Heartbleed Bug: The Chaotic Nature of the Internet Under the Magnifying Glass

by Istvan Fekete on April 10, 2014

A major security flaw in widely used encryption software was unveiled this week. For the majority of users, it shed light on the enduring and terrifying realities of the Internet: it is inherently chaotic, with nobody in charge of it all. For skeptics, it was another reason to spread their belief: never trust anything.

The Heartbleed bug, uncovered by security experts publicly on Monday, was a product of the online world’s makeshift nature.
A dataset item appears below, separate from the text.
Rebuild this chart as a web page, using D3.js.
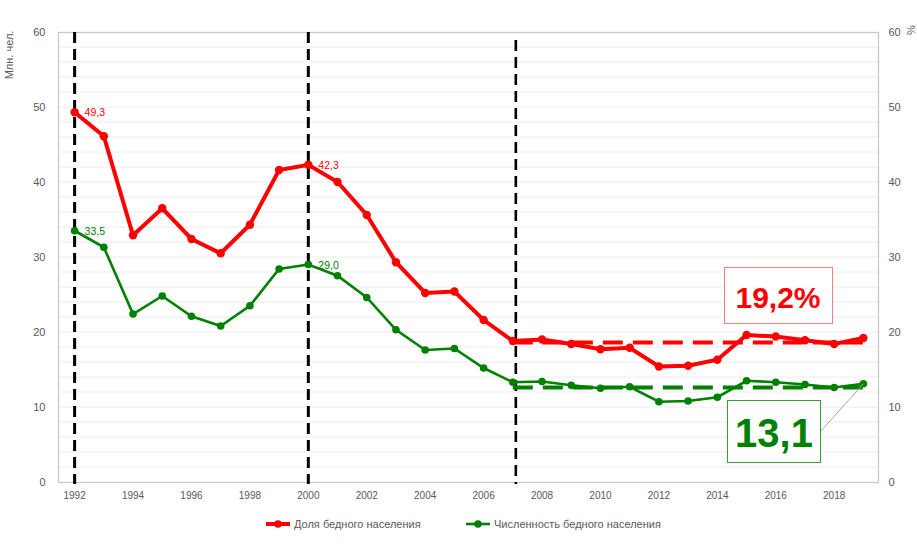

Just to help you realize how serious this bug is: you may see logos of big, multibillion-dollar companies when you shop, bank or communicate through the Internet, but almost all of them rely on free software, which is often built and maintained by volunteers to help make those services secure.

According to security experts, Heartbleed was lodged into a section of code that had been approved two years ago by a developer that helps maintain OpenSSL, software created in mid-1990 and used by companies and government agencies almost everywhere.

To understand the severity of Heartbleed: on a scale from 1 to 10 the bug it is 11, according to Bruce Schneier, a renowned security expert. “Catastrophic” is the right word, he says.

The extent of the damage caused by this bug remains unknown, but the possibilities for data theft are enormous. For example, companies and government agencies will have to replace their encryption keys, and millions of users will have to create new passwords on sites they previously thought were secure. And this is just the minimum required action.

The name Heartbleed comes from an OpenSSL feature called “Heartbeat” and was discovered by a Google researcher and, separately, by Finland-based Codenomicon, a security company.

The flaw could allow hackers to get access to encrypted data – such as usernames, passwords, credit card numbers and Social Security numbers – online.
The bug has been patched. After patching your systems, you have to get a new public/private key pair, update your SSL certificate, and then change every password that could potentially be affected.